Overview
Direct Answer
Technical architecture is the blueprint defining how software system components—databases, services, interfaces, and infrastructure—are organised, interact, and distribute computational load across physical or virtual environments. It translates business requirements into concrete structural decisions that govern scalability, maintainability, and operational behaviour.
How It Works
Architects analyse functional and non-functional requirements, then decompose the system into layers (presentation, business logic, data access), services, or distributed components. Each component's responsibilities, communication protocols, and data flow are documented; deployment patterns (monolithic, microservices, serverless) determine runtime topology and failure boundaries.
Why It Matters
Sound design directly impacts development velocity, operational cost, and system resilience.

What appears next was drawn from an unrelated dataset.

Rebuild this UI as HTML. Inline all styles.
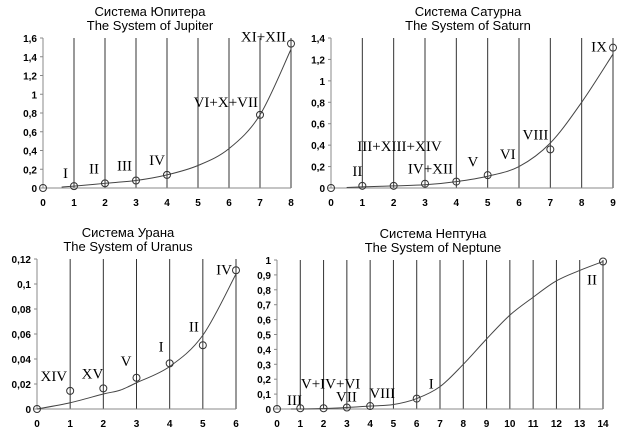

Poor architecture decisions create technical debt, slow feature delivery, increase failure risk, and complicate compliance with security or regulatory constraints. Early architectural choices become difficult and expensive to revise.
Common Applications
Used in enterprise application modernisation (transitioning monoliths to microservices), high-traffic web platforms requiring horizontal scaling, financial systems requiring strict audit trails and fault tolerance, and healthcare information systems balancing privacy, availability, and interoperability demands.
Key Considerations
Over-engineering introduces unnecessary complexity; under-engineering risks future brittleness. Architectural decisions must balance immediate delivery timelines against long-term operational requirements, team capabilities, and organisation risk tolerance.